Oliver fue esclareciendo uno por uno los asesinatos. Especial atractivo para la prensa tuvo la detención de Isabel Luna, joven activista de 23 años, o la de Manuel Gago, Monteagudo, imputado como asesino por la espalda de su primo Bartolomé Gago, el Blanco de Benacoaz, en La Parrilla. Según la investigación, el Blanco era miembro de la organización, así como los propietarios para los que trabajaba, los hermanos Corbacho, y estos, temiendo que fuera a delatarlos, organizaron el crimen, que ejecutaron los «manos negras» de La Parrilla, entre ellos el Monteagudo. El largo proceso, visto ante la Audiencia Provincial, terminó con seis penas de muerte, que fueron cumplidas, otras ocho de diecisiete años y cuatro meses y dos absoluciones. El anarquismo español registraría el hecho en su larga lista de agravios, y a los ejecutados en su censo de mártires. Oliver, por su parte, sería recordado por los suyos como uno de sus más competentes oficiales, prosiguiendo su carrera como jefe del Cuerpo de Orden Público en Madrid.

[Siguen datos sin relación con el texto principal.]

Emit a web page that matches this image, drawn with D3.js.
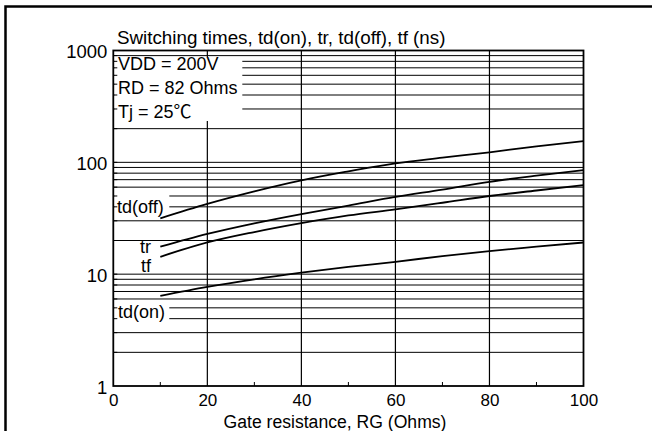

El 25 de noviembre de 1886 Alfonso XII muere en el palacio de El Pardo, como consecuencia de la tuberculosis que padecía desde hacía tiempo. Tras la muerte de su primera mujer, María de las Mercedes, se ha casado con María Cristina de Habsburgo, archiduquesa de Austria, quien en el momento de la muerte del rey está embarazada de su primer hijo, el futuro Alfonso XIII. Según los historiadores oficiales, el rey expiró exclamando «¡Qué conflicto, qué conflicto!», lo que vendría a condensar su angustia ante la situación en que dejaba al país y a su reina, en un momento en el que se mascaba el malestar larvado bajo la aparentemente eficaz alternancia entre los dos grandes partidos. A decir de los maliciosos, sus últimas palabras fueron algo más ásperas: «Cristinita, guarda el cono y de Cánovas a Sagasta y de Sagasta a Cánovas». El hecho cierto es que, convertida en regente, se atendría a esa pauta. Tras la muerte del rey, Sagasta cede el gobierno a Cánovas. El 17 de mayo de 1886 nace, ya como rey, Alfonso XIII.